Старик Собакин с треском открыл окно и высунулся на улицу. По улице шел отряд пионеров. Карапуз в красном галстуке чрезвычайно серьезно и деловито барабанил на большом барабане…
— Прошу убедиться, — желчно подмигнул Собакин фонарному столбу. — Прошу убедиться! Барабанят! Как вам это нравится? Работать порядочным людям не дают. Тишину общественную нарушают. Хулиганы, прости господи! Тьфу! — Собакин с храпом потянул носом и жирно плюнул вниз.
— А вы, гражданин, там поосторожнее, прямо на портфель харкнули.
— А вы с портфелем под окнами не шляйтесь, — сухо отрезал Собакин.
— То есть как это не «шляйтесь»? На то улица и существует, чтоб по ней на службу ходить.
— На службу-с? — ядовито прищурился Собакин. — Знаем мы ваши советские службы-млужбы. Небось сидите там да только и делаете, что взятки хапаете. А порядочному человеку даже из своей собственной жилплощади в окошко плюнуть нельзя без того, чтобы не нарваться на хамство! Хулиган!
— Вы там поосторожнее! Без оскорблений! Я, как представитель советского учреждения…
— Плевать мне на вас и на ваше советское учреждение…
— Милиционер!..
— Вот именно! Очень вам благодарен. Пущай милиция разберет, кто из нас хулиган.
Подписав протокол и дав подписку о невыезде, Собакин вернулся домой.
— Ни-чего! Пущай протокол, ну-ка-а! Старика Собакина протоколом не запугаешь. Старик Собакин все ваше хулиганство на чистую воду выведет. Старик Собакин на хулиганство плюет-с!
Собакин горько задумался.
«Охамели люди! Распустились! Куда ни посмотри — сплошное хулиганство. Скажем, к примеру, радио.

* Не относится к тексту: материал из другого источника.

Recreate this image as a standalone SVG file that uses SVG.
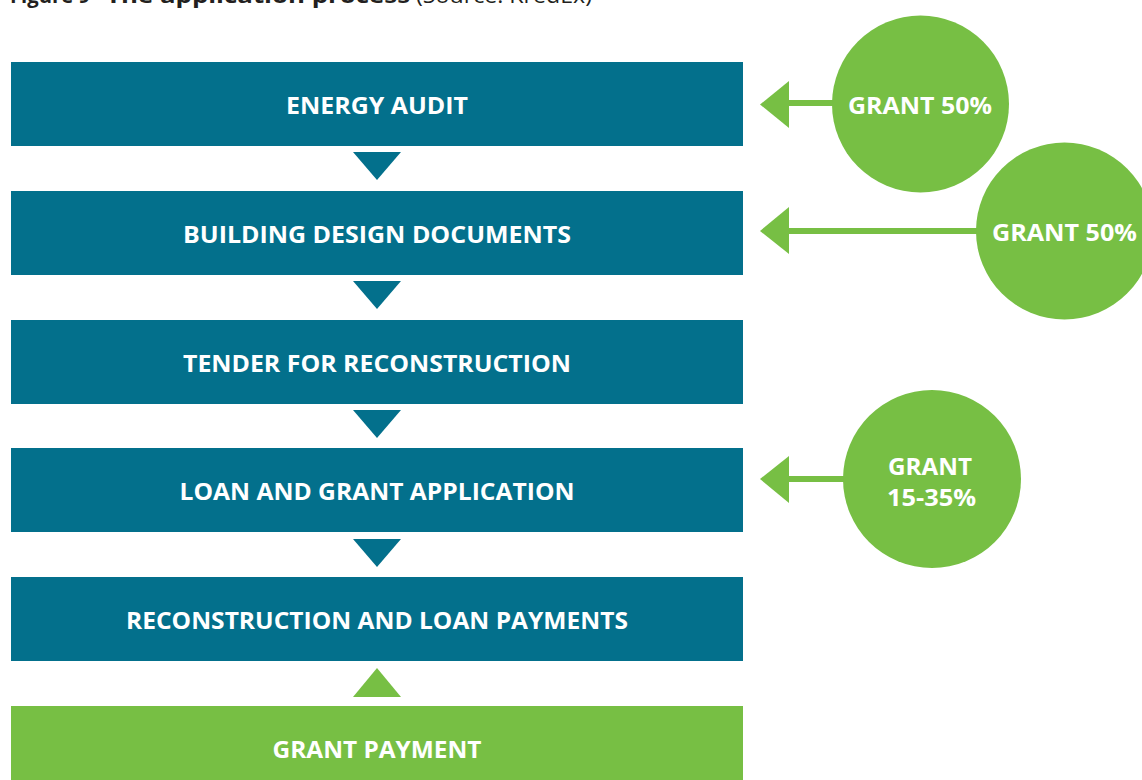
<svg xmlns="http://www.w3.org/2000/svg" width="1142" height="780" viewBox="0 0 1142 780">
<defs>
<style>
.teal{fill:#03708c}
.green{fill:#77bf44}
.lbl{font-family:"Open Sans","Liberation Sans",sans-serif;font-weight:700;font-size:23px;fill:#ffffff;text-anchor:middle}
.ttl{font-family:"Open Sans","Liberation Sans",sans-serif;font-size:21px;fill:#231f20}
.shaft{stroke:#77bf44;stroke-width:6;fill:none}
</style>
</defs>
<rect width="1142" height="780" fill="#ffffff"/>
<g id="title">
<text class="ttl" x="10" y="3" font-weight="700" textLength="80" lengthAdjust="spacingAndGlyphs">Figure 9</text>
<text class="ttl" x="106" y="3" font-weight="700" textLength="304" lengthAdjust="spacingAndGlyphs">The application process</text>
<text class="ttl" x="416" y="3" textLength="176" lengthAdjust="spacingAndGlyphs">(Source: KredEx)</text>
</g>
<g id="connectors">
<polygon class="teal" points="353,152 401,152 377,180"/>
<polygon class="teal" points="353,281 401,281 377,309"/>
<polygon class="teal" points="353,410 401,410 377,438"/>
<polygon class="teal" points="353,539 401,539 377,567"/>
<polygon class="green" points="353,697 401,697 377,668"/>
<line class="shaft" x1="785" y1="103" x2="840" y2="103"/>
<polygon class="green" points="760,104.5 789,81 789,128"/>
<line class="shaft" x1="785" y1="231" x2="985" y2="231"/>
<polygon class="green" points="760,231 789,207 789,254"/>
<line class="shaft" x1="785" y1="479" x2="850" y2="479"/>
<polygon class="green" points="760,479 789,456 789,503"/>
</g>
<g id="energy-audit">
<rect class="teal" x="11" y="62" width="732" height="84"/>
<text class="lbl" x="377" y="113.5" textLength="182" lengthAdjust="spacingAndGlyphs">ENERGY AUDIT</text>
</g>
<g id="building-design">
<rect class="teal" x="11" y="191" width="732" height="84"/>
<text class="lbl" x="377" y="242.5" textLength="388" lengthAdjust="spacingAndGlyphs">BUILDING DESIGN DOCUMENTS</text>
</g>
<g id="tender">
<rect class="teal" x="11" y="320" width="732" height="84"/>
<text class="lbl" x="377" y="371.5" textLength="388" lengthAdjust="spacingAndGlyphs">TENDER FOR RECONSTRUCTION</text>
</g>
<g id="loan-grant-application">
<rect class="teal" x="11" y="448" width="732" height="84"/>
<text class="lbl" x="377" y="499.5" textLength="395" lengthAdjust="spacingAndGlyphs">LOAN AND GRANT APPLICATION</text>
</g>
<g id="reconstruction-loan">
<rect class="teal" x="11" y="577" width="732" height="84"/>
<text class="lbl" x="377" y="628.5" textLength="502" lengthAdjust="spacingAndGlyphs">RECONSTRUCTION AND LOAN PAYMENTS</text>
</g>
<g id="grant-payment">
<rect class="green" x="11" y="706" width="732" height="84"/>
<text class="lbl" x="377" y="758" textLength="209" lengthAdjust="spacingAndGlyphs">GRANT PAYMENT</text>
</g>
<g id="grant-1">
<circle class="green" cx="920.5" cy="104" r="88.5"/>
<text class="lbl" x="920" y="114" textLength="144" lengthAdjust="spacingAndGlyphs">GRANT 50%</text>
</g>
<g id="grant-2">
<circle class="green" cx="1064.5" cy="231" r="88.5"/>
<text class="lbl" x="1064.5" y="241" textLength="145" lengthAdjust="spacingAndGlyphs">GRANT 50%</text>
</g>
<g id="grant-3">
<circle class="green" cx="932" cy="479" r="89"/>
<text class="lbl" x="930" y="475" textLength="84" lengthAdjust="spacingAndGlyphs">GRANT</text>
<text class="lbl" x="931.5" y="506" textLength="89" lengthAdjust="spacingAndGlyphs">15-35%</text>
</g>
</svg>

Где же это такое видано в просвещенном государстве, чтобы, извините за выражение, на крыше антенны устраивать? Подумайте, пожалуйста! Накрутят, накрутят проволоки, а потом, изволите ли видеть, у себя из трубки всякие крамольные речи слушают. Ну не хулиганы?»
Собакин надел серую кепку с пуговицей и деятельно полез на чердак.

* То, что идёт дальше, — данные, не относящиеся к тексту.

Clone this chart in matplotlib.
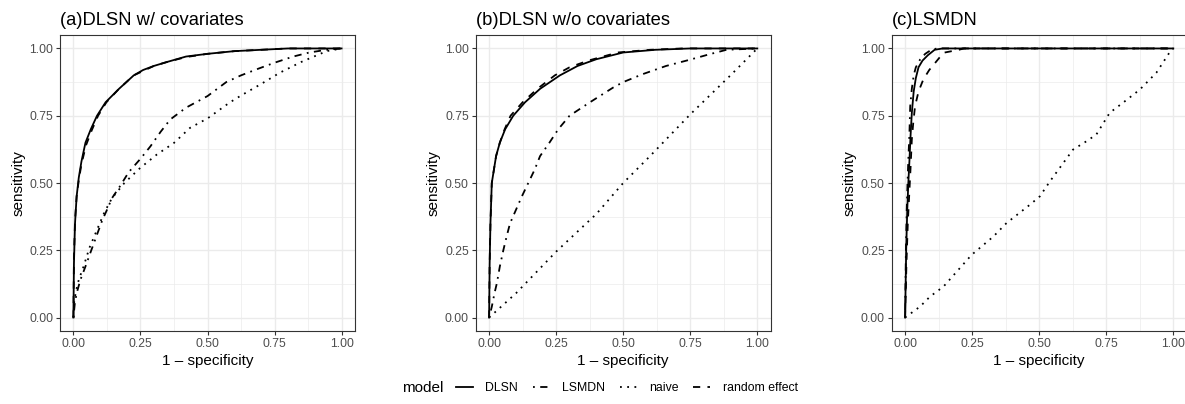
import matplotlib
matplotlib.use("Agg")
import matplotlib.pyplot as plt
from matplotlib.lines import Line2D
from matplotlib.ticker import MultipleLocator

plt.rcParams["font.family"] = ["Liberation Sans", "DejaVu Sans"]

# ---- data (x = 1 - specificity, y = sensitivity) ----
panel_titles = ["(a)DLSN w/ covariates", "(b)DLSN w/o covariates", "(c)LSMDN"]
models = ["DLSN", "LSMDN", "naive", "random effect"]

# panel (a)
a_dlsn_x = [0, 0.002, 0.006, 0.012, 0.02, 0.03, 0.045, 0.065, 0.088, 0.12, 0.17, 0.225, 0.26, 0.30, 0.35, 0.42, 0.50, 0.60, 0.70, 0.80, 1.0]
a_dlsn_y = [0, 0.2, 0.35, 0.45, 0.52, 0.58, 0.65, 0.70, 0.75, 0.80, 0.85, 0.90, 0.92, 0.935, 0.95, 0.97, 0.98, 0.99, 0.995, 1.0, 1.0]
a_lsmdn_x = [0, 0.005, 0.012, 0.026, 0.045, 0.063, 0.085, 0.107, 0.125, 0.144, 0.175, 0.206, 0.25, 0.287, 0.325, 0.361, 0.42, 0.5, 0.57, 0.625, 0.69, 0.75, 0.82, 0.88, 0.95, 1]
a_lsmdn_y = [0, 0.05, 0.09, 0.14, 0.19, 0.24, 0.30, 0.36, 0.40, 0.444, 0.49, 0.54, 0.59, 0.636, 0.69, 0.736, 0.78, 0.823, 0.875, 0.90, 0.925, 0.947, 0.97, 0.985, 0.996, 1]
a_naive_x = [0, 0.003, 0.01, 0.02, 0.038, 0.06, 0.088, 0.115, 0.144, 0.19, 0.249, 0.31, 0.375, 0.435, 0.5, 0.584, 0.625, 0.7, 0.77, 0.85, 0.944, 1]
a_naive_y = [0, 0.06, 0.1, 0.14, 0.19, 0.26, 0.326, 0.39, 0.444, 0.5, 0.556, 0.605, 0.649, 0.705, 0.74, 0.80, 0.825, 0.868, 0.91, 0.95, 0.99, 1]
a_re_x = [0, 0.002, 0.006, 0.012, 0.02, 0.03, 0.047, 0.068, 0.092, 0.123, 0.17, 0.225, 0.30, 0.35, 0.42, 0.5, 0.6, 0.7, 0.8, 1]
a_re_y = [0, 0.22, 0.36, 0.45, 0.51, 0.57, 0.64, 0.695, 0.75, 0.80, 0.85, 0.90, 0.935, 0.95, 0.968, 0.98, 0.99, 0.995, 1, 1]

# panel (b)
b_dlsn_x = [0, 0.002, 0.005, 0.01, 0.018, 0.026, 0.04, 0.06, 0.09, 0.134, 0.19, 0.264, 0.33, 0.40, 0.5, 0.62, 0.75, 1]
b_dlsn_y = [0, 0.2, 0.35, 0.5, 0.55, 0.6, 0.65, 0.70, 0.75, 0.80, 0.85, 0.90, 0.935, 0.96, 0.985, 0.995, 1, 1]
b_lsmdn_x = [0, 0.01, 0.02, 0.029, 0.04, 0.053, 0.065, 0.078, 0.1, 0.122, 0.146, 0.17, 0.19, 0.225, 0.258, 0.30, 0.376, 0.463, 0.5, 0.574, 0.66, 0.748, 0.82, 0.885, 1]
b_lsmdn_y = [0, 0.04, 0.09, 0.128, 0.19, 0.25, 0.30, 0.35, 0.40, 0.45, 0.5, 0.55, 0.6, 0.65, 0.7, 0.75, 0.8, 0.855, 0.875, 0.905, 0.935, 0.958, 0.978, 0.995, 1]
b_naive_x = [0, 0.1, 0.25, 0.4, 0.5, 0.6, 0.75, 0.9, 1]
b_naive_y = [0, 0.09, 0.245, 0.385, 0.5, 0.6, 0.755, 0.9, 1]
b_re_x = [0, 0.002, 0.005, 0.01, 0.018, 0.026, 0.04, 0.058, 0.08, 0.125, 0.18, 0.245, 0.30, 0.37, 0.48, 0.6, 0.72, 1]
b_re_y = [0, 0.2, 0.35, 0.5, 0.55, 0.6, 0.65, 0.70, 0.75, 0.80, 0.85, 0.90, 0.93, 0.955, 0.985, 0.995, 1, 1]

# panel (c)
c_dlsn_x = [0, 0.004, 0.008, 0.012, 0.016, 0.02, 0.025, 0.032, 0.04, 0.05, 0.065, 0.085, 0.11, 0.14, 1]
c_dlsn_y = [0, 0.25, 0.4, 0.5, 0.58, 0.67, 0.76, 0.84, 0.89, 0.93, 0.955, 0.975, 0.995, 1, 1]
c_lsmdn_x = [0, 0.003, 0.006, 0.009, 0.012, 0.016, 0.019, 0.025, 0.032, 0.04, 0.056, 0.075, 0.099, 0.12, 1]
c_lsmdn_y = [0, 0.25, 0.4, 0.5, 0.587, 0.68, 0.785, 0.85, 0.9, 0.93, 0.959, 0.98, 0.996, 1, 1]
c_naive_x = [0, 0.056, 0.093, 0.143, 0.248, 0.329, 0.378, 0.465, 0.502, 0.54, 0.626, 0.676, 0.713, 0.763, 0.812, 0.875, 0.937, 0.993, 1]
c_naive_y = [0, 0.041, 0.078, 0.115, 0.233, 0.301, 0.351, 0.419, 0.45, 0.506, 0.624, 0.655, 0.68, 0.761, 0.798, 0.847, 0.91, 0.996, 1]
c_re_x = [0, 0.005, 0.01, 0.015, 0.02, 0.025, 0.03, 0.037, 0.05, 0.068, 0.09, 0.115, 0.143, 0.2, 0.22, 1]
c_re_y = [0, 0.2, 0.35, 0.45, 0.55, 0.661, 0.72, 0.785, 0.84, 0.885, 0.92, 0.95, 0.984, 0.995, 1, 1]

ticks = [0.00, 0.25, 0.50, 0.75, 1.00]
tick_labels = ["0.00", "0.25", "0.50", "0.75", "1.00"]

curves = [
    {"DLSN": (a_dlsn_x, a_dlsn_y), "LSMDN": (a_lsmdn_x, a_lsmdn_y),
     "naive": (a_naive_x, a_naive_y), "random effect": (a_re_x, a_re_y)},
    {"DLSN": (b_dlsn_x, b_dlsn_y), "LSMDN": (b_lsmdn_x, b_lsmdn_y),
     "naive": (b_naive_x, b_naive_y), "random effect": (b_re_x, b_re_y)},
    {"DLSN": (c_dlsn_x, c_dlsn_y), "LSMDN": (c_lsmdn_x, c_lsmdn_y),
     "naive": (c_naive_x, c_naive_y), "random effect": (c_re_x, c_re_y)},
]

# ggplot linetypes: solid, dotdash, dotted, dashed
line_styles = {
    "DLSN": "-",
    "LSMDN": (0, (1, 3, 4, 3)),
    "naive": (0, (1, 3)),
    "random effect": (0, (4, 4)),
}
LW = 1.3

W, H = 1185, 404
fig = plt.figure(figsize=(W / 100, H / 100), dpi=100)

panel_left_px = [60, 475.7, 891.7]
panel_w, panel_top, panel_bottom = 295, 35, 331

for i, left in enumerate(panel_left_px):
    ax = fig.add_axes([left / W, 1 - panel_bottom / H, panel_w / W, (panel_bottom - panel_top) / H])
    ax.set_xlim(-0.05, 1.05)
    ax.set_ylim(-0.05, 1.05)

    ax.xaxis.set_minor_locator(MultipleLocator(0.125))
    ax.yaxis.set_minor_locator(MultipleLocator(0.125))
    ax.grid(which="major", color="#EBEBEB", linewidth=1.0)
    ax.grid(which="minor", color="#EBEBEB", linewidth=0.5)
    ax.set_axisbelow(True)
    ax.tick_params(which="minor", length=0)

    for m in models:
        xs, ys = curves[i][m]
        ax.plot(xs, ys, color="black", linewidth=LW, linestyle=line_styles[m])

    ax.set_xticks(ticks)
    ax.set_xticklabels(tick_labels)
    ax.set_yticks(ticks)
    ax.set_yticklabels(tick_labels)
    ax.tick_params(which="major", direction="out", length=2.75, width=0.8,
                   color="#333333", labelcolor="#4D4D4D", labelsize=8.8, pad=2.2)
    for sp in ax.spines.values():
        sp.set_color("#333333")
        sp.set_linewidth(0.8)

    ax.set_xlabel("1 \u2013 specificity", fontsize=11, labelpad=2.75)
    ax.set_ylabel("sensitivity", fontsize=11, labelpad=2.75)
    ax.set_title(panel_titles[i], loc="left", fontsize=13.2, pad=7)

# legend across the bottom
fig.text(402 / W, 1 - 388 / H, "model", fontsize=11, va="center", ha="left")
handles = [Line2D([], [], color="black", linewidth=LW, linestyle=line_styles[m]) for m in models]
fig.legend(handles, models, loc="center left", bbox_to_anchor=(456 / W, 1 - 388 / H),
           ncol=4, frameon=False, fontsize=8.8, handlelength=1.4, handletextpad=1.0,
           columnspacing=1.2, borderpad=0, borderaxespad=0)

fig.savefig("out.png", dpi=100)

— Я вам покажу антенны! — бормотал он, ползя на четвереньках по крыше. — А ну, где мой перочинный нож? Раз — и готово. Никаких антенн чтоб. Где ж это видано, чтоб на трубу проволоку наматывать? Нешто труба для этого существует? Хулиганство! Порядочной птице сесть негде.

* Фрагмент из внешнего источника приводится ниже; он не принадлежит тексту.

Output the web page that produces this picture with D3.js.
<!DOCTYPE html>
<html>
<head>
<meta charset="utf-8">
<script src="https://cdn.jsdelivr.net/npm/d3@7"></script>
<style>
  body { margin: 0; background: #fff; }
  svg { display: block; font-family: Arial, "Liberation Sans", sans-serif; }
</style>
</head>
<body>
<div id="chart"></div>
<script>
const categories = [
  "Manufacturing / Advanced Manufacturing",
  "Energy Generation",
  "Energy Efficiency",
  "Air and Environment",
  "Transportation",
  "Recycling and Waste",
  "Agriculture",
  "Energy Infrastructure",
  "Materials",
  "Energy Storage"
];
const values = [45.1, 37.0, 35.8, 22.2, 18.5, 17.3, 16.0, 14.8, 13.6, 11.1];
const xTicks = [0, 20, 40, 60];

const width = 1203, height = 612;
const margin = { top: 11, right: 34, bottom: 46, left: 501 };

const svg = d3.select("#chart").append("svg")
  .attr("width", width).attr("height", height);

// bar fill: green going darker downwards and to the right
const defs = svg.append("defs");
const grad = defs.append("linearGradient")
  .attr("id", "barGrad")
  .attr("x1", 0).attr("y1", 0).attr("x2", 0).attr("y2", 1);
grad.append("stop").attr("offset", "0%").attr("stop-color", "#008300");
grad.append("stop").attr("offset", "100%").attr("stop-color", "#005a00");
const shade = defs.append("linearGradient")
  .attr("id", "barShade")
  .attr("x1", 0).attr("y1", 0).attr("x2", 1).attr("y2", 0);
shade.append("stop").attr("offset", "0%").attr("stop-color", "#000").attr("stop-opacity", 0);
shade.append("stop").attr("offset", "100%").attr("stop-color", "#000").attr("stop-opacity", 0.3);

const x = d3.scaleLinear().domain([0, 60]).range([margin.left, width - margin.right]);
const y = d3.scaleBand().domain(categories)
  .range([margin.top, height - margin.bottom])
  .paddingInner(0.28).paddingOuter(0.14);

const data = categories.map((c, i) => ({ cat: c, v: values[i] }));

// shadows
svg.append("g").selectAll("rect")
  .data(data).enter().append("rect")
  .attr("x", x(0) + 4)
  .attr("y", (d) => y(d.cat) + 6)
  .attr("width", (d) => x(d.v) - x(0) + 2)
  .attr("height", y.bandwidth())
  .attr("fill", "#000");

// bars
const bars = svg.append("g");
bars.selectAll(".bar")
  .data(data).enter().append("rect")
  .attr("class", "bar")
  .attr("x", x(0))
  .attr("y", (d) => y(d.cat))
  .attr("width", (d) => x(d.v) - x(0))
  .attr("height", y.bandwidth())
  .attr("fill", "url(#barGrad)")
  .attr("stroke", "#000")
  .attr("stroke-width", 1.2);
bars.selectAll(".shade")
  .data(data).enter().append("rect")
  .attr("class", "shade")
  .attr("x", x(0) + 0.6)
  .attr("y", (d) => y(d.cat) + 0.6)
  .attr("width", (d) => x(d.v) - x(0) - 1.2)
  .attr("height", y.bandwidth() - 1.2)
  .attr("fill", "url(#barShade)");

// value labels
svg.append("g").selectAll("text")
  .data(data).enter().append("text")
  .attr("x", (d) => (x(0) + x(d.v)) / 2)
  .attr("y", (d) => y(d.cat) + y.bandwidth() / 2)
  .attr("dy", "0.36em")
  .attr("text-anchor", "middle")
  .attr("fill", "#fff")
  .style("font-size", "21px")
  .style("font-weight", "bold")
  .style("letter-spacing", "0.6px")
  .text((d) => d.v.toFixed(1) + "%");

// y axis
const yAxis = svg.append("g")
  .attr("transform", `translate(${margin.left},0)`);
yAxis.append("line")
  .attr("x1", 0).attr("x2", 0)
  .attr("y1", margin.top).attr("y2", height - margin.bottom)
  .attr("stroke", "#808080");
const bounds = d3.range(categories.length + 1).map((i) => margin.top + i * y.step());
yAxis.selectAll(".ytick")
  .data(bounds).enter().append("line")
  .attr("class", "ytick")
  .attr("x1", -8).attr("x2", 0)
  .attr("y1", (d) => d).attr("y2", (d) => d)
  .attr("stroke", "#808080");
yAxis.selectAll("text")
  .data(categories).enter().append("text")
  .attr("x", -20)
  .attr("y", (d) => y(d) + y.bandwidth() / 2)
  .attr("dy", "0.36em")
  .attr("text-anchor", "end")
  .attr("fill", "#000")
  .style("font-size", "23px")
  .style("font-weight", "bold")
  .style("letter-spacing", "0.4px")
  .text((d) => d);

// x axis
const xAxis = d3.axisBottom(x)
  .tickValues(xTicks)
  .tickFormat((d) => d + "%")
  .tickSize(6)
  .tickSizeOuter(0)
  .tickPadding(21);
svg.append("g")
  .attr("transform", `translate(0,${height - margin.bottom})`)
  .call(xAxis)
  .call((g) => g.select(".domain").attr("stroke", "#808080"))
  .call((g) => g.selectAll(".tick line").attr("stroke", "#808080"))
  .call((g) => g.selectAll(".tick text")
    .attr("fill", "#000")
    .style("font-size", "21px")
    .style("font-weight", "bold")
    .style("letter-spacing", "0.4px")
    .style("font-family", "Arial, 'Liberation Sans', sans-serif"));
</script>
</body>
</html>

Наскоро срезав восемь антенн, Собакин с полным сознанием исполненного долга спустился во двор и задумчиво сел на лавочку…
— Тьфу на вас всех, — пробормотал он привычно, — чтоб вы сдохли!
Внезапно тусклые глаза Собакина остановились на стенной газете, прибитой на доске возле ворот.
— Скажите пожалуйста, — процедил Собакин сквозь зубы, — стенную газету выдумали! Сволочи! Чтоб каждый сукин сын порядочных людей обижать мог. Ну разве же не хулиганы? Сплошное хулиганство! Стены портят. Тьфу!
Собакин пошел к мусорной яме, выбрал самую большую дохлую крысу и бережно опустил ее в деревянный ящик с надписью:
«Просьба опускать в этот ящик материалы для стенной газеты».
— Будьте любезны, получите материальчик! Для вашей хулиганской газеты самое подходящее дело. Хи-хи!
После этого Собакин, не торопясь, вернулся в квартиру и заперся в клозете.
Сидел он в клозете часа четыре, читая «Жития святых».
— Гражданин Собакин, — слышались за дверью умоляющие голоса, — вы же не один в квартире! Нельзя же по три часа занимать уборную! Пустите!